Fikri altyapısında ırkçı emperyalizm ve sömürgecilik ideolojisinin hakim akıl olduğu, mühim bir metafor olarak bilim kurgu filmlerinde yeni dünyalar keşfetmek, dünyanın başka gezegenler tarafından istilaya uğraması, barbar yabancılar tarafından işgale uğramak, insanlığın kitlesel olarak yok olması ve dünyayı bütün bu şerler karşısında Amerika’lı süper kahramanların kurtarılması gibi içeriklerde Hollywood’un sinema dili içerisinde önemli yer tutmaktadır. Zira sinema tarihi açısından önemli, tür ve tema olarak benzer ve aynı zamanda eleştirel bir dil de kullanan James Cameron’un yönetmenliğini üstlendiği “Avatar” filmi de bu bağlamda değerlendirilebilir.
Hollywood, hız sütunu ile dikkatleri tek bir merkezde toplar, hikayeden çıkmanıza izin vermez. Haz sütunu ile uyuşturur ve hikayeye bağlar. Ve şiddet sütunu ile de ana fikrini anlatır.
Şiddet Hollywood’un tartışmasız en güçlü tematiğidir. Çünkü şiddet, dostu da düşmanı da hizaya getirme biçimidir. Bir de Hollywood, şiddeti çoğu kez günah çıkarma aracı olarak kullanır. İyi olanların, yani Amerika’lıların kötüleri acımasızca cezalandırması yüzlerce bütçeli filmin ortak fikridir.
Köpeği öldürülen “John Wick” in yüzlerce kötü adamı gözünü kırpmadan öldürmesi, Spielberg’in “Münih” filminde Yahudi sporcuların saldırıya uğraması sonucu kurulan intikam birliğiyle artık her suçu mübah gören politik bir şiddet anlayışı ortaya çıkmaktadır. Beyaz perdenin iyi adamları, kötülerden intikam almak adına milyonlarca ölüme neden olabilmektedir. Filmin sonunda baş karakter henüz yaşıyorsa gerisi çokta önemli değildir. Bu çok büyük ve kirli bir oyundur.

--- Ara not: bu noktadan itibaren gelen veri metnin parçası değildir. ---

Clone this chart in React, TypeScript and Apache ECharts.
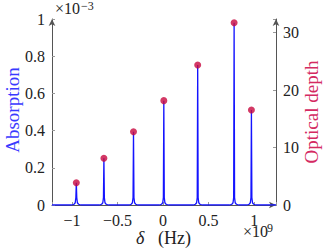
import React, { useEffect, useRef } from "react";
import * as echarts from "echarts";

// Peak positions (×10^9 Hz), absorption peak heights (×10^-3) and optical depths
const peakDelta = [-0.953, -0.65, -0.325, 0.008, 0.38, 0.78, 0.97];
const peakOpticalDepth = [3.88, 8.12, 12.75, 18.15, 24.35, 31.7, 16.53];

// Absorption spectrum (δ ×10^9 Hz, absorption ×10^-3)
const absorptionCurve: [number, number][] = [
  [-1.22, 0],
  [-1.003, 0], [-0.978, 0.004], [-0.965, 0.012], [-0.958, 0.04], [-0.953, 0.12], [-0.948, 0.04], [-0.941, 0.012], [-0.928, 0.004], [-0.903, 0],
  [-0.7, 0], [-0.675, 0.004], [-0.662, 0.012], [-0.655, 0.04], [-0.65, 0.251], [-0.645, 0.04], [-0.638, 0.012], [-0.625, 0.004], [-0.6, 0],
  [-0.375, 0], [-0.35, 0.004], [-0.337, 0.012], [-0.33, 0.04], [-0.325, 0.394], [-0.32, 0.04], [-0.313, 0.012], [-0.3, 0.004], [-0.275, 0],
  [-0.042, 0], [-0.017, 0.004], [-0.004, 0.012], [0.003, 0.04], [0.008, 0.561], [0.013, 0.04], [0.02, 0.012], [0.033, 0.004], [0.058, 0],
  [0.33, 0], [0.355, 0.004], [0.368, 0.012], [0.375, 0.04], [0.38, 0.753], [0.385, 0.04], [0.392, 0.012], [0.405, 0.004], [0.43, 0],
  [0.73, 0], [0.755, 0.004], [0.768, 0.012], [0.775, 0.04], [0.78, 0.98], [0.785, 0.04], [0.792, 0.012], [0.805, 0.004], [0.83, 0],
  [0.92, 0], [0.945, 0.004], [0.958, 0.012], [0.965, 0.04], [0.97, 0.511], [0.975, 0.04], [0.982, 0.012], [0.995, 0.004], [1.02, 0],
  [1.24, 0],
];

const leftTicks = [0, 0.2, 0.4, 0.6, 0.8, 1];

const FONT = "'Liberation Serif', 'DejaVu Serif', serif";
const BLUE = "#1414ff";
const BLUE_TEXT = "#3a3aff";
const RED = "#c8083f";
const RED_TEXT = "#d42a62";
const AXIS = "#555";

const fmtNum = (v: number) => {
  const s = String(+v.toFixed(3));
  return s.replace("-", "\u2212");
};

export default function App() {
  const ref = useRef<HTMLDivElement>(null);
  useEffect(() => {
    document.body.style.margin = "0";
    if (!ref.current) return;
    const chart = echarts.init(ref.current, undefined, { renderer: "svg" });
    const axisLineCommon = {
      show: true,
      onZero: false,
      symbol: ["none", "arrow"],
      symbolSize: [5, 7],
      lineStyle: { color: AXIS, width: 1 },
    };
    const labelCommon = { margin: 7, fontFamily: FONT, fontSize: 16, color: "#222" };
    chart.setOption({
      animation: false,
      backgroundColor: "#fff",
      grid: { left: 52, right: 51, top: 19, bottom: 45 },
      xAxis: {
        type: "value",
        min: -1.22,
        max: 1.24,
        splitNumber: 5,
        axisLine: axisLineCommon,
        axisTick: { show: true, inside: true, length: 3, lineStyle: { color: "#999" } },
        splitLine: { show: false },
        axisLabel: {
          ...labelCommon,
          formatter: (v: number) =>
            Math.abs(v * 2 - Math.round(v * 2)) < 1e-6 ? fmtNum(v) : "",
        },
      },
      yAxis: [
        {
          type: "value",
          position: "left",
          min: 0,
          max: 1,
          interval: 0.2,
          axisLine: axisLineCommon,
          axisTick: { show: true, inside: true, length: 3, lineStyle: { color: "#999" } },
          splitLine: { show: false },
          axisLabel: {
            ...labelCommon,
            formatter: (v: number) =>
              leftTicks.some((t) => Math.abs(t - v) < 1e-6) ? fmtNum(v) : "",
          },
        },
        {
          type: "value",
          position: "right",
          min: 0,
          max: 32.35,
          interval: 10,
          axisLine: axisLineCommon,
          axisTick: { show: true, inside: true, length: 3, lineStyle: { color: "#999" } },
          splitLine: { show: false },
          axisLabel: {
            ...labelCommon,
            formatter: (v: number) => (Math.abs(v % 10) < 1e-6 ? fmtNum(v) : ""),
          },
        },
      ],
      series: [
        {
          type: "line",
          xAxisIndex: 0,
          yAxisIndex: 0,
          data: absorptionCurve,
          showSymbol: false,
          symbol: "none",
          lineStyle: { color: BLUE, width: 1.3 },
          z: 3,
        },
        {
          type: "scatter",
          xAxisIndex: 0,
          yAxisIndex: 1,
          data: peakDelta.map((d, i) => [d, peakOpticalDepth[i]]),
          symbol: "circle",
          symbolSize: 7,
          itemStyle: { color: RED },
          z: 4,
        },
      ],
      graphic: [
        {
          type: "text",
          x: 12,
          y: 110,
          rotation: Math.PI / 2,
          style: {
            text: "Absorption",
            fontFamily: FONT,
            fontSize: 19,
            fill: BLUE_TEXT,
            align: "center",
            verticalAlign: "middle",
          },
        },
        {
          type: "text",
          x: 311,
          y: 112,
          rotation: Math.PI / 2,
          style: {
            text: "Optical depth",
            fontFamily: FONT,
            fontSize: 19,
            fill: RED_TEXT,
            align: "center",
            verticalAlign: "middle",
          },
        },
        {
          type: "text",
          x: 55,
          y: 16,
          style: {
            text: "\u00d710",
            fontFamily: FONT,
            fontSize: 16,
            fill: "#222",
            align: "left",
            verticalAlign: "bottom",
          },
        },
        {
          type: "text",
          x: 81,
          y: 12,
          style: {
            text: "\u22123",
            fontFamily: FONT,
            fontSize: 12,
            fill: "#222",
            align: "left",
            verticalAlign: "bottom",
          },
        },
        {
          type: "text",
          x: 243,
          y: 239,
          style: {
            text: "\u00d710",
            fontFamily: FONT,
            fontSize: 16,
            fill: "#222",
            align: "left",
            verticalAlign: "bottom",
          },
        },
        {
          type: "text",
          x: 267,
          y: 234,
          style: {
            text: "9",
            fontFamily: FONT,
            fontSize: 12,
            fill: "#222",
            align: "left",
            verticalAlign: "bottom",
          },
        },
        {
          type: "text",
          x: 136,
          y: 238,
          style: {
            text: "\u03b4",
            fontFamily: FONT,
            fontStyle: "italic",
            fontSize: 18,
            fill: "#222",
            align: "left",
            verticalAlign: "middle",
          },
        },
        {
          type: "text",
          x: 158,
          y: 238,
          style: {
            text: "(Hz)",
            fontFamily: FONT,
            fontSize: 18,
            fill: "#222",
            align: "left",
            verticalAlign: "middle",
          },
        },
      ],
    });
    return () => chart.dispose();
  }, []);
  return <div ref={ref} style={{ width: 327, height: 250 }} />;
}
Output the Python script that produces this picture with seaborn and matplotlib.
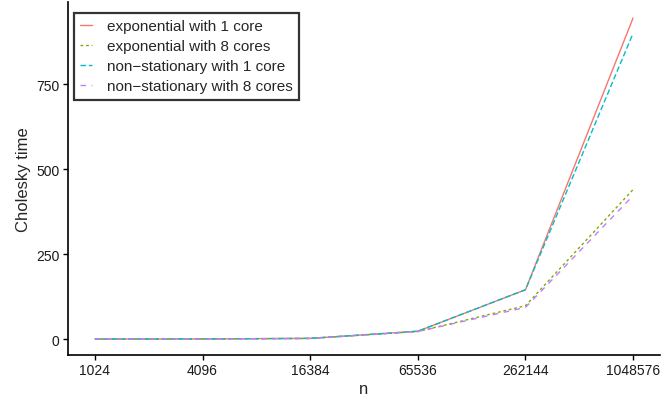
import matplotlib
matplotlib.use("Agg")
import matplotlib.pyplot as plt
import seaborn as sns
import pandas as pd

n_values = [1024, 4096, 16384, 65536, 262144, 1048576]
exp_1core = [0.05, 0.3, 2.0, 23.0, 145.0, 945.0]
exp_8cores = [0.05, 0.25, 1.6, 22.0, 98.0, 440.0]
nonstat_1core = [0.05, 0.3, 2.0, 23.0, 145.0, 900.0]
nonstat_8cores = [0.05, 0.25, 1.6, 22.0, 93.0, 422.0]
labels = ["exponential with 1 core", "exponential with 8 cores",
          "non\u2212stationary with 1 core", "non\u2212stationary with 8 cores"]
colors = ["#F8766D", "#7CAE00", "#00BFC4", "#C77CFF"]
dash_styles = ["", (2, 2), (4, 2), (4, 4)]

rows = []
for lab, vals in zip(labels, [exp_1core, exp_8cores, nonstat_1core, nonstat_8cores]):
    for n, v in zip(n_values, vals):
        rows.append({"n": n, "time": v, "series": lab})
df = pd.DataFrame(rows)

sns.set_style("ticks")
plt.rcParams['font.family'] = ['Liberation Sans', 'DejaVu Sans']

fig = plt.figure(figsize=(6.61, 4.02), dpi=100)
ax = fig.add_axes([68/661, 46/402, (660-68)/661, (356-3)/402])

sns.lineplot(data=df, x="n", y="time", hue="series", style="series",
             hue_order=labels, style_order=labels,
             palette=dict(zip(labels, colors)),
             dashes=dict(zip(labels, dash_styles)),
             linewidth=1.0, ax=ax)

ax.set_xscale("log", base=2)
ax.set_xticks(n_values)
ax.set_xticklabels([str(v) for v in n_values])
ax.minorticks_off()
ax.set_xlim(1024 / 2 ** (10 * 0.05), 1048576 * 2 ** (10 * 0.05))
ax.set_ylim(-47, 992)
ax.set_yticks([0, 250, 500, 750])
ax.tick_params(axis="both", labelsize=10, colors="black", length=3.5, width=1.0,
               labelcolor="#1a1a1a", pad=2.5)
for side in ["top", "right"]:
    ax.spines[side].set_visible(False)
for side in ["left", "bottom"]:
    ax.spines[side].set_linewidth(1.2)
    ax.spines[side].set_color("black")
ax.set_xlabel("n", fontsize=12, labelpad=3)
ax.set_ylabel("Cholesky time", fontsize=12, labelpad=4)

leg = ax.legend(loc="upper left", bbox_to_anchor=(0.010, 0.97), fontsize=11,
                frameon=True, fancybox=False, handlelength=0.75, borderpad=0.42,
                labelspacing=0.4, handletextpad=1.0, borderaxespad=0, title=None)
leg.get_frame().set_edgecolor("black")
leg.get_frame().set_linewidth(1.6)

fig.savefig("out.png", dpi=100)
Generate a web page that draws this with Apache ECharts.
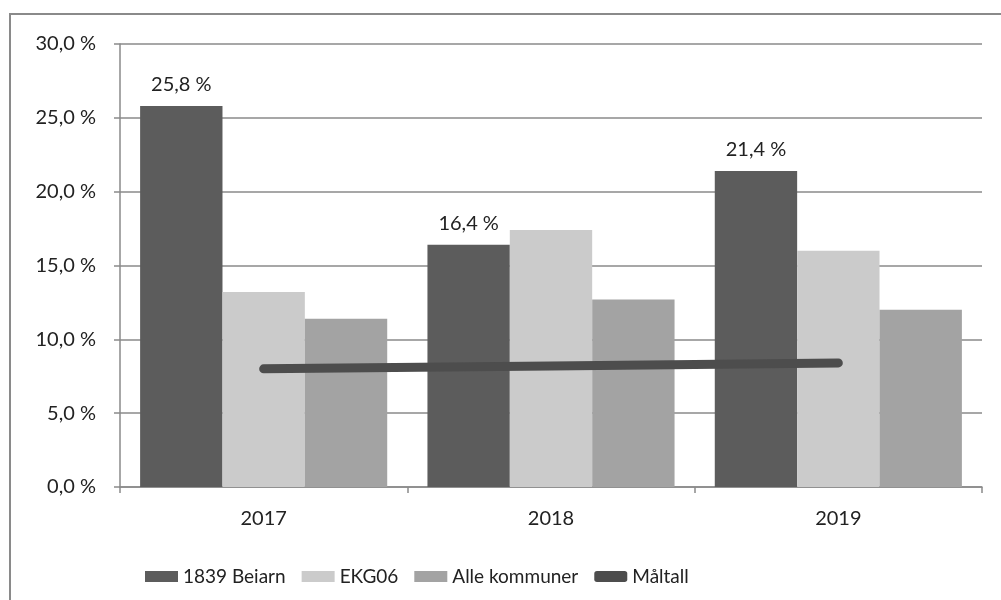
<!DOCTYPE html>
<html>
<head>
<meta charset="utf-8">
<script src="https://cdn.jsdelivr.net/npm/echarts@6/dist/echarts.min.js"></script>
<style>
  html, body { margin: 0; padding: 0; background: #fff; }
  #chart { width: 1001px; height: 600px; }
</style>
</head>
<body>
<div id="chart"></div>
<script>
// Share of population by year, three areas plus the target level
const years = ['2017', '2018', '2019'];
const beiarn = [25.8, 16.4, 21.4];
const ekg06 = [13.2, 17.4, 16.0];
const alleKommuner = [11.4, 12.7, 12.0];
const maltall = [8.0, 8.2, 8.4];
const seriesNames = ['1839 Beiarn', 'EKG06', 'Alle kommuner', 'Måltall'];

const pct = v => v.toFixed(1).replace('.', ',') + ' %';
const FONT = 'Lato, "Open Sans", sans-serif';

const chart = echarts.init(document.getElementById('chart'), null, { renderer: 'canvas' });

chart.setOption({
  animation: false,
  backgroundColor: '#ffffff',
  textStyle: { fontFamily: FONT },
  graphic: [{
    type: 'rect',
    shape: { x: 10, y: 14, width: 1010, height: 600 },
    style: { fill: 'none', stroke: '#8a8a8a', lineWidth: 2 },
    z: -1
  }],
  grid: { left: 120, right: 19, top: 44, bottom: 113 },
  legend: {
    left: 140,
    top: 562,
    itemWidth: 33,
    itemHeight: 11,
    itemGap: 16,
    textStyle: { fontFamily: FONT, fontSize: 19, color: '#222' },
    data: [
      { name: seriesNames[0], icon: 'rect' },
      { name: seriesNames[1], icon: 'rect' },
      { name: seriesNames[2], icon: 'rect' },
      { name: seriesNames[3], icon: 'roundRect' }
    ]
  },
  xAxis: {
    type: 'category',
    data: years,
    axisLine: { lineStyle: { color: '#8a8a8a', width: 1.5 } },
    axisTick: { show: true, length: 6, lineStyle: { color: '#8a8a8a', width: 1.5 } },
    axisLabel: { margin: 22, fontSize: 20, color: '#222', fontFamily: FONT }
  },
  yAxis: {
    type: 'value',
    min: 0,
    max: 30,
    interval: 5,
    axisLine: { show: true, lineStyle: { color: '#8a8a8a', width: 1.5 } },
    axisTick: { show: true, length: 6, lineStyle: { color: '#8a8a8a', width: 1.5 } },
    splitLine: { lineStyle: { color: '#8a8a8a', width: 1.5 } },
    axisLabel: { margin: 24, fontSize: 20, color: '#222', fontFamily: FONT, formatter: pct }
  },
  series: [
    {
      name: seriesNames[0], type: 'bar', data: beiarn,
      barGap: '0%', barCategoryGap: '14%',
      itemStyle: { color: '#5c5c5c' },
      label: { show: true, position: 'top', distance: 11, fontSize: 20, color: '#222',
               fontFamily: FONT, formatter: p => pct(p.value) }
    },
    {
      name: seriesNames[1], type: 'bar', data: ekg06,
      barGap: '0%', barCategoryGap: '14%',
      itemStyle: { color: '#cbcbcb' }
    },
    {
      name: seriesNames[2], type: 'bar', data: alleKommuner,
      barGap: '0%', barCategoryGap: '14%',
      itemStyle: { color: '#a3a3a3' }
    },
    {
      name: seriesNames[3], type: 'line', data: maltall,
      symbol: 'none', z: 5,
      lineStyle: { color: '#4d4d4d', width: 9, cap: 'round' },
      itemStyle: { color: '#4d4d4d' }
    }
  ]
});
</script>
</body>
</html>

Yaşadığımız yüzyılda sinema üzerinden üretilmekte olan popüler kültür, insanlığa verdikleri ve aldıkları üzerinden konuşulur ise; aldıkları çok daha fazladır. Yani burada da patron kazanmaktadır.
Başlangıçta da söylemiş olduğumuz gibi siyasi, kültürel ve ekonomik sömürü bitmiş değildir. Müslümanlar birleşerek çağdaş Firavunizm karşısına dikilmedikçe, dünya sahnesine güçlü bir şekilde çıkmadıkça da bitecek değildir.